For more water and wastewater math help, search our document database using the "Certification/Exam Prep" category filter and the word "math" (without the quote marks) in the keyword filter.

Common Treatment Deficiencies

This article was first published in the Summer 2012 issue of Spigot News, the Ohio EPA's drinking water program newsletter. Many thanks for allowing us to republish it! You may also be interested in the article Common Source Water Deficiencies.

Ohio EPA conducts sanitary surveys at least once every three years at community public water systems (PWS) and once every five years at non-community PWSs. The purpose of a sanitary survey is to evaluate and document the capability of a water system’s source, treatment, storage, distribution, operation and maintenance, and management. Each of these may favorably or adversely impact the ability of the system to reliably produce and distribute water that meets drinking water standards. 

This article is the second installment in a series of articles to help small water systems identify the most common problems found during a sanitary survey or other investigatory site visit conducted by Ohio EPA staff. The first article focused on source water (well) deficiencies. This article will focus on some of the more common treatment equipment deficiencies which are found during inspections of small water systems.  Future articles in this series will cover distribution deficiencies and other topics. 

Backwash discharge lines: If you have a softener or a pressure filter, you backwash your equipment to clean and replenish the media. The waste that is produced when you backwash discharges into a floor drain or another pipe, which carries the waste to where it will be treated.  If the pipe carrying the backwash wastewater from your treatment equipment is too close to, or even inserted into, the drain or pipe that carries the waste to treatment (see Figure 1), you could end up with back-siphonage.

This could occur if the pipe carrying the waste to treatment backs up and the wastewater is siphoned back into your drinking water treatment equipment, contaminating your treatment equipment with whatever waste the pipe is carrying. Solution: Ensure there is a sufficient air gap between the backwash waste pipe and the floor drain or the pipe conveying the waste to treatment to prevent backsiphonage (see Figure 2). 

Softener tanks, cover, and salt: Softener brine tanks should be kept in sanitary condition. The brine solution should be kept free of dirt and insects. Solution: The best way to accomplish this is to completely cover the brine tanks with an appropriately fitting lid. The lid should not be over- or under-sized and should be kept in place on top of the tank. Also, the brine tank should not be overfilled such that the lid does not fit snug on the tank (see Figure 3).

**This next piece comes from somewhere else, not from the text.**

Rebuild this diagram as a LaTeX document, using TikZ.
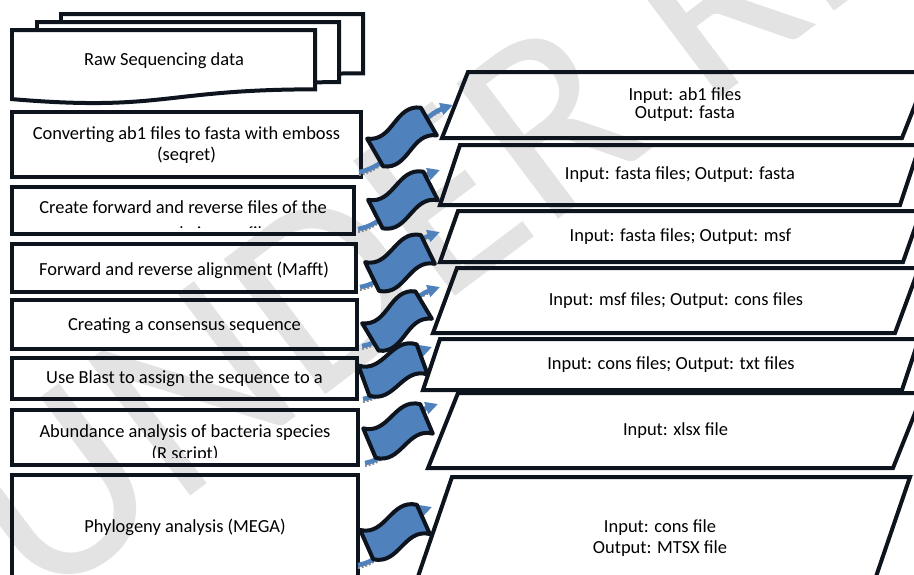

All substances, including salt, added to the drinking water in a public water system must conform to standards of the “American National Standards Institute/National Sanitation Foundation” (ANSI/NSF).  This is to ensure it is a quality product that will not introduce contaminants into the drinking water. Solution: Ensure the ANSI or NSF symbol can be located on the bags of salt you use or ensure your salt supplier can provide you with documentation from the salt manufacturer that it is ANSI or NSF certified. 

Cartridge filters: Over time, cartridge filters will become clogged with iron or other minerals from your source water. When clogged, the filters become a breeding ground for bacteria. Solution: Ensure filters are replaced in accordance with the manufacturers’ specifications or even more often, depending on the quality of your source water.

General maintenance: Water treatment equipment should be accessible and cleaning solutions and other non-drinking water chemicals and materials should be kept away from the equipment. If treatment equipment is not accessible for Ohio EPA staff to inspect during a sanitary survey, it will not be accessible to the water treatment operator for routine maintenance or during an emergency. Likewise, non-drinking water chemicals stored in close proximity to treatment equipment can be an invitation for a mix-up or, even worse, intentional vandalism (see Figure 4). Solution: Keep clutter and non-drinking water chemicals and equipment away from drinking water treatment equipment. Preferably, these items should be stored in a different room.